Produce an exact copy of all the data below, dropping every image.

==== GIVEN MATERIAL

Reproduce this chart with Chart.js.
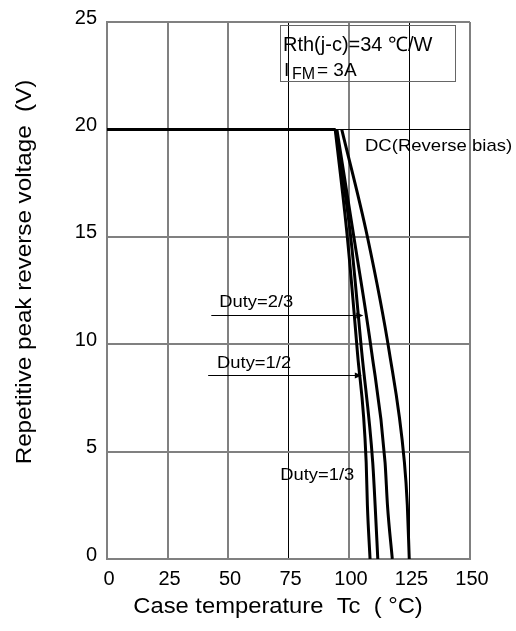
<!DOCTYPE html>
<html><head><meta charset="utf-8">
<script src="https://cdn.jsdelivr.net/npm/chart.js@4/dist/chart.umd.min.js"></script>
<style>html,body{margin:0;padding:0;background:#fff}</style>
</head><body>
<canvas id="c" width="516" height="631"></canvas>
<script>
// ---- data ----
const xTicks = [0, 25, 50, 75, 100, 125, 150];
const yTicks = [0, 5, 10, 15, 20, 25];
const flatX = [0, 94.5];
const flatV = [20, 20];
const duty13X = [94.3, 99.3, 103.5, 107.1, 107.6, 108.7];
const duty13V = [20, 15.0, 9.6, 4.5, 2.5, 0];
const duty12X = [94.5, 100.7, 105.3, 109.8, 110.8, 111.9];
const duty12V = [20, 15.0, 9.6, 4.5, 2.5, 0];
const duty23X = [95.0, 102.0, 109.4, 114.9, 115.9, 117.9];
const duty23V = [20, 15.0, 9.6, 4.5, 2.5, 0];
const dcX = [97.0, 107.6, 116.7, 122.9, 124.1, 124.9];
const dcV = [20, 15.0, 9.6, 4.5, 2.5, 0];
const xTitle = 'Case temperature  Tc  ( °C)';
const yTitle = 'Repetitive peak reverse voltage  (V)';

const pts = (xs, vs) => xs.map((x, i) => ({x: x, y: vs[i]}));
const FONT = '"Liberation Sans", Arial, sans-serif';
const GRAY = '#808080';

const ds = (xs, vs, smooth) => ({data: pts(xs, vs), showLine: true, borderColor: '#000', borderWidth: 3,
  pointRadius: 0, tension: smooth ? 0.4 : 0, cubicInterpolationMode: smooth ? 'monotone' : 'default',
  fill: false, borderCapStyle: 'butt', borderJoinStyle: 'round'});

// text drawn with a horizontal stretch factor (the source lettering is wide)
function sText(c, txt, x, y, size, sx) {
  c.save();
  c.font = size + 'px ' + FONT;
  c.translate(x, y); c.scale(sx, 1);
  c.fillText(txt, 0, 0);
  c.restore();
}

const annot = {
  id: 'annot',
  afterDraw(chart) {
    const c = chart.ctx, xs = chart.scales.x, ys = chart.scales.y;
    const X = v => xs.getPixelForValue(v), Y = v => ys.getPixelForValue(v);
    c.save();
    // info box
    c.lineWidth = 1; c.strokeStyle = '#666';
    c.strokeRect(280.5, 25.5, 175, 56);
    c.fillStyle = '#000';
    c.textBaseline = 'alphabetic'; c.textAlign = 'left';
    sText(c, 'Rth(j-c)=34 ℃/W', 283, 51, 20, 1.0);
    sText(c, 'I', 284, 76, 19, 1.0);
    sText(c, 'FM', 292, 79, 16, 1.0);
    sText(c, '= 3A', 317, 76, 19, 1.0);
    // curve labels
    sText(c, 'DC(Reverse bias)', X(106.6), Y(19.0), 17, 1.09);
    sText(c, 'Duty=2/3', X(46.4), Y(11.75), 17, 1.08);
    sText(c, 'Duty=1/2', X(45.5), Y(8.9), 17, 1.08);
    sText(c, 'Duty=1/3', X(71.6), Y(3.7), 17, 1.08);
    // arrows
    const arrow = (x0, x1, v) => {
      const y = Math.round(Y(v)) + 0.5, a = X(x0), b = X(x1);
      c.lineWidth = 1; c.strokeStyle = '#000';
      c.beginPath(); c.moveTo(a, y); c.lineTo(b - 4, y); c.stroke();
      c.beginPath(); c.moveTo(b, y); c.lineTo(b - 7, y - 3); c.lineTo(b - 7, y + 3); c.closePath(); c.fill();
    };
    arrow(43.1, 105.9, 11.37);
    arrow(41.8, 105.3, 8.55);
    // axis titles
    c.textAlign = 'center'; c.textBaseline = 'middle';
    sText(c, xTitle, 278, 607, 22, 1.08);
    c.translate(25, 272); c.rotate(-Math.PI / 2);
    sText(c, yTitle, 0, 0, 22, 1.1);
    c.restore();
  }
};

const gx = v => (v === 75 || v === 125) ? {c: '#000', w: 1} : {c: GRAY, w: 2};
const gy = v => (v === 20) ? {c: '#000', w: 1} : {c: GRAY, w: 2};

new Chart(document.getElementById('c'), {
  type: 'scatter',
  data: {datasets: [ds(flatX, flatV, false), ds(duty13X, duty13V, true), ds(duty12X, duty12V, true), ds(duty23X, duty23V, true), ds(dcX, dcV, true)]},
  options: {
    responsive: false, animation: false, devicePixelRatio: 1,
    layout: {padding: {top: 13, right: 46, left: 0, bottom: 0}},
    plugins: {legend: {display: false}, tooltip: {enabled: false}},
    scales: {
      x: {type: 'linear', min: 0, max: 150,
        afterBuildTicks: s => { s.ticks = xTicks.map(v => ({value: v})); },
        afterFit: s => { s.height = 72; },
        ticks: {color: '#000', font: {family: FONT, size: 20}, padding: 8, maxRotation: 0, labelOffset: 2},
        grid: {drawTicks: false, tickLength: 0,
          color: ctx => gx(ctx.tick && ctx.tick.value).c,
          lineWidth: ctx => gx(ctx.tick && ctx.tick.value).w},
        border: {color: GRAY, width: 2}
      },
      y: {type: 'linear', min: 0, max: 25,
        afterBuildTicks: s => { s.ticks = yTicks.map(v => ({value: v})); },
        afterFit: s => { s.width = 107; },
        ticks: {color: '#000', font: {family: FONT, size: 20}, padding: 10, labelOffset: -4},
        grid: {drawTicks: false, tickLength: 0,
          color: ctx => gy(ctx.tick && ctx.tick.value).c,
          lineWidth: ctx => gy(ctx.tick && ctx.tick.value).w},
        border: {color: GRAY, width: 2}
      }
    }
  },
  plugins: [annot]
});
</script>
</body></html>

========

SOLUTION TO THIS PROBLEM:
Reproduce this chart with Chart.js.
<!DOCTYPE html>
<html><head><meta charset="utf-8">
<script src="https://cdn.jsdelivr.net/npm/chart.js@4/dist/chart.umd.min.js"></script>
<style>html,body{margin:0;padding:0;background:#fff}</style>
</head><body>
<canvas id="c" width="516" height="631"></canvas>
<script>
// ---- data ----
const xTicks = [0, 25, 50, 75, 100, 125, 150];
const yTicks = [0, 5, 10, 15, 20, 25];
const flatX = [0, 94.5];
const flatV = [20, 20];
const duty13X = [94.3, 99.3, 103.5, 107.1, 107.6, 108.7];
const duty13V = [20, 15.0, 9.6, 4.5, 2.5, 0];
const duty12X = [94.5, 100.7, 105.3, 109.8, 110.8, 111.9];
const duty12V = [20, 15.0, 9.6, 4.5, 2.5, 0];
const duty23X = [95.0, 102.0, 109.4, 114.9, 115.9, 117.9];
const duty23V = [20, 15.0, 9.6, 4.5, 2.5, 0];
const dcX = [97.0, 107.6, 116.7, 122.9, 124.1, 124.9];
const dcV = [20, 15.0, 9.6, 4.5, 2.5, 0];
const xTitle = 'Case temperature  Tc  ( °C)';
const yTitle = 'Repetitive peak reverse voltage  (V)';

const pts = (xs, vs) => xs.map((x, i) => ({x: x, y: vs[i]}));
const FONT = '"Liberation Sans", Arial, sans-serif';
const GRAY = '#808080';

const ds = (xs, vs, smooth) => ({data: pts(xs, vs), showLine: true, borderColor: '#000', borderWidth: 3,
  pointRadius: 0, tension: smooth ? 0.4 : 0, cubicInterpolationMode: smooth ? 'monotone' : 'default',
  fill: false, borderCapStyle: 'butt', borderJoinStyle: 'round'});

// text drawn with a horizontal stretch factor (the source lettering is wide)
function sText(c, txt, x, y, size, sx) {
  c.save();
  c.font = size + 'px ' + FONT;
  c.translate(x, y); c.scale(sx, 1);
  c.fillText(txt, 0, 0);
  c.restore();
}

const annot = {
  id: 'annot',
  afterDraw(chart) {
    const c = chart.ctx, xs = chart.scales.x, ys = chart.scales.y;
    const X = v => xs.getPixelForValue(v), Y = v => ys.getPixelForValue(v);
    c.save();
    // info box
    c.lineWidth = 1; c.strokeStyle = '#666';
    c.strokeRect(280.5, 25.5, 175, 56);
    c.fillStyle = '#000';
    c.textBaseline = 'alphabetic'; c.textAlign = 'left';
    sText(c, 'Rth(j-c)=34 ℃/W', 283, 51, 20, 1.0);
    sText(c, 'I', 284, 76, 19, 1.0);
    sText(c, 'FM', 292, 79, 16, 1.0);
    sText(c, '= 3A', 317, 76, 19, 1.0);
    // curve labels
    sText(c, 'DC(Reverse bias)', X(106.6), Y(19.0), 17, 1.09);
    sText(c, 'Duty=2/3', X(46.4), Y(11.75), 17, 1.08);
    sText(c, 'Duty=1/2', X(45.5), Y(8.9), 17, 1.08);
    sText(c, 'Duty=1/3', X(71.6), Y(3.7), 17, 1.08);
    // arrows
    const arrow = (x0, x1, v) => {
      const y = Math.round(Y(v)) + 0.5, a = X(x0), b = X(x1);
      c.lineWidth = 1; c.strokeStyle = '#000';
      c.beginPath(); c.moveTo(a, y); c.lineTo(b - 4, y); c.stroke();
      c.beginPath(); c.moveTo(b, y); c.lineTo(b - 7, y - 3); c.lineTo(b - 7, y + 3); c.closePath(); c.fill();
    };
    arrow(43.1, 105.9, 11.37);
    arrow(41.8, 105.3, 8.55);
    // axis titles
    c.textAlign = 'center'; c.textBaseline = 'middle';
    sText(c, xTitle, 278, 607, 22, 1.08);
    c.translate(25, 272); c.rotate(-Math.PI / 2);
    sText(c, yTitle, 0, 0, 22, 1.1);
    c.restore();
  }
};

const gx = v => (v === 75 || v === 125) ? {c: '#000', w: 1} : {c: GRAY, w: 2};
const gy = v => (v === 20) ? {c: '#000', w: 1} : {c: GRAY, w: 2};

new Chart(document.getElementById('c'), {
  type: 'scatter',
  data: {datasets: [ds(flatX, flatV, false), ds(duty13X, duty13V, true), ds(duty12X, duty12V, true), ds(duty23X, duty23V, true), ds(dcX, dcV, true)]},
  options: {
    responsive: false, animation: false, devicePixelRatio: 1,
    layout: {padding: {top: 13, right: 46, left: 0, bottom: 0}},
    plugins: {legend: {display: false}, tooltip: {enabled: false}},
    scales: {
      x: {type: 'linear', min: 0, max: 150,
        afterBuildTicks: s => { s.ticks = xTicks.map(v => ({value: v})); },
        afterFit: s => { s.height = 72; },
        ticks: {color: '#000', font: {family: FONT, size: 20}, padding: 8, maxRotation: 0, labelOffset: 2},
        grid: {drawTicks: false, tickLength: 0,
          color: ctx => gx(ctx.tick && ctx.tick.value).c,
          lineWidth: ctx => gx(ctx.tick && ctx.tick.value).w},
        border: {color: GRAY, width: 2}
      },
      y: {type: 'linear', min: 0, max: 25,
        afterBuildTicks: s => { s.ticks = yTicks.map(v => ({value: v})); },
        afterFit: s => { s.width = 107; },
        ticks: {color: '#000', font: {family: FONT, size: 20}, padding: 10, labelOffset: -4},
        grid: {drawTicks: false, tickLength: 0,
          color: ctx => gy(ctx.tick && ctx.tick.value).c,
          lineWidth: ctx => gy(ctx.tick && ctx.tick.value).w},
        border: {color: GRAY, width: 2}
      }
    }
  },
  plugins: [annot]
});
</script>
</body></html>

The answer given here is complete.